Could using a pension reduce higher rate tax payments?
27 April 2021
At the beginning of March Chancellor Rishi Sunak presented his Budget. His aim: to chart a course out of the economic damage wrought by the pandemic. A year earlier he had said he would do “whatever it takes” to protect jobs and businesses. Twelve months on, with Government borrowing breaking all records, it is clear that it will take a very long time to pay the bill for “whatever it takes.”
One of the key measures in the Budget was the freezing of personal allowances: the higher 40% rate will be frozen at £50,270 from April 2021 to the 2025/26 tax year. This means that 5m people in the UK – roughly one in six taxpayers – will be paying higher rate tax by 2026 as wages rise with inflation. As many commentators pointed out, it looks like middle class savers will be paying the bill for the pandemic.
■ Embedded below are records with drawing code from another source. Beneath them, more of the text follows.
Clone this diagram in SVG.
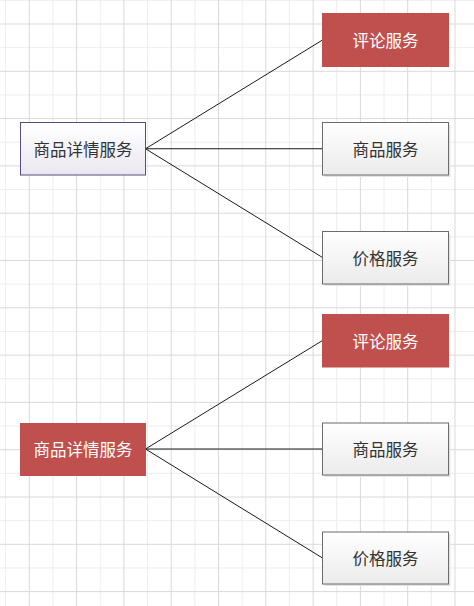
<svg xmlns="http://www.w3.org/2000/svg" width="474" height="606" viewBox="0 0 474 606">
<defs>
<pattern id="grid" patternUnits="userSpaceOnUse" x="28.8" y="23.5" width="47.3" height="47.3">
<rect x="23.65" y="0" width="1" height="47.3" fill="#ededed"/>
<rect x="0" y="23.65" width="47.3" height="1" fill="#ededed"/>
<rect x="0" y="0" width="1" height="47.3" fill="#d9d9d9"/>
<rect x="0" y="0" width="47.3" height="1" fill="#d9d9d9"/>
</pattern>
<linearGradient id="gGray" x1="0" y1="0" x2="0" y2="1">
<stop offset="0" stop-color="#ffffff"/>
<stop offset="1" stop-color="#ebebeb"/>
</linearGradient>
<linearGradient id="gPurple" x1="0" y1="0" x2="0" y2="1">
<stop offset="0" stop-color="#ffffff"/>
<stop offset="1" stop-color="#ebe7f1"/>
</linearGradient>
</defs>
<style>
.shadow{fill:#e4e4e4;}
.gray{fill:url(#gGray);stroke:#6b6b6b;stroke-width:1;}
.purple{fill:url(#gPurple);stroke:#5a4a80;stroke-width:1;}
.red{fill:#c0504d;stroke:#c0504d;stroke-width:1;}
.t{font-family:"Noto Sans CJK SC","Noto Sans",sans-serif;font-size:16.5px;text-anchor:middle;dominant-baseline:central;}
.dark{fill:#333333;}
.light{fill:#ffffff;}
.conn line{stroke:#1a1a1a;stroke-width:1;fill:none;}
</style>
<rect width="474" height="606" fill="#ffffff"/>
<rect width="474" height="606" fill="url(#grid)"/>
<g class="conn" id="connectors">
<line x1="145.5" y1="148.75" x2="322.5" y2="40"/>
<line x1="145.5" y1="148.75" x2="322.5" y2="148.75"/>
<line x1="145.5" y1="148.75" x2="322.5" y2="257.5"/>
<line x1="145.5" y1="449" x2="322.5" y2="340.5"/>
<line x1="145.5" y1="449" x2="322.5" y2="449"/>
<line x1="145.5" y1="449" x2="322.5" y2="558"/>
</g>
<g id="detail1">
<rect class="purple" x="20.5" y="122.5" width="125" height="52.5"/>
<text class="t dark" x="83" y="148.75">商品详情服务</text>
</g>
<g id="comment1">
<rect class="red" x="322.5" y="13.5" width="126" height="53"/>
<text class="t light" x="385.5" y="40">评论服务</text>
</g>
<g id="product1">
<rect class="shadow" x="324.5" y="124.5" width="126" height="52.5"/>
<rect class="gray" x="322.5" y="122.5" width="126" height="52.5"/>
<text class="t dark" x="385.5" y="148.75">商品服务</text>
</g>
<g id="price1">
<rect class="shadow" x="324.5" y="233.5" width="126" height="52.5"/>
<rect class="gray" x="322.5" y="231.5" width="126" height="52.5"/>
<text class="t dark" x="385.5" y="257.75">价格服务</text>
</g>
<g id="detail2">
<rect class="red" x="20.5" y="423.5" width="125" height="52"/>
<text class="t light" x="83" y="449">商品详情服务</text>
</g>
<g id="comment2">
<rect class="red" x="322.5" y="314.5" width="126" height="52.5"/>
<text class="t light" x="385.5" y="340.5">评论服务</text>
</g>
<g id="product2">
<rect class="shadow" x="324.5" y="425" width="126" height="52"/>
<rect class="gray" x="322.5" y="423" width="126" height="52"/>
<text class="t dark" x="385.5" y="449">商品服务</text>
</g>
<g id="price2">
<rect class="shadow" x="324.5" y="534" width="126" height="52"/>
<rect class="gray" x="322.5" y="532" width="126" height="52"/>
<text class="t dark" x="385.5" y="558">价格服务</text>
</g>
</svg>
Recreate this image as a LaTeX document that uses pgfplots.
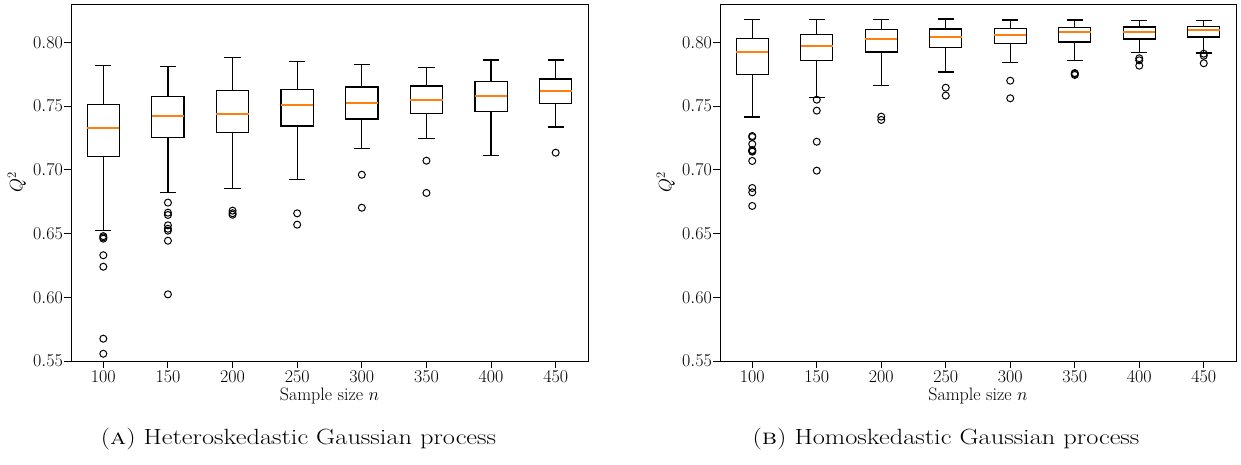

Is there any way to avoid this? Good news! – The answer is ‘yes.’ Putting more money into your pension will help you save for the future and avoid an increasing tax bill. This is because pension contributions attract tax relief at the same rate you pay income tax, meaning savers could effectively eliminate higher-rate tax bills by saving anything above £50,270 into their pensions.
Under the proposed tax freeze, someone now earning £49,000 whose pay rises by 3% per year will see their annual tax bill increase by £3,128 by 2026. However, if they put £500 per month into their pension, their tax bill will be just an extra £609 – despite them earning an extra £7,804 by the end of the Chancellor’s freeze.
What the freeze on thresholds – which also sees the basic rate threshold frozen at £12,570 – very clearly illustrates is the need for financial planning. This is not the place for complicated examples, but what is clear is that many people will enjoy significant pay rises over the next five years and will – without adequate financial planning advice – end up paying significantly more in tax.
It is worth pointing out that the freeze on thresholds also applies to inheritance tax, with that threshold frozen at £325,000. Many people will find themselves paying significantly more tax on their earnings and – without proper planning – seeing the value of their parents’ estates reduced by inheritance tax.
The Daily Telegraph described the tax rises in the Budget as ‘eye-watering,’ commenting that they take the UK back to levels of taxation not seen since the sixties. What’s clear is that the Chancellor’s decision to freeze thresholds to pay part of the bill for the pandemic makes long-term financial planning more important than it has ever been.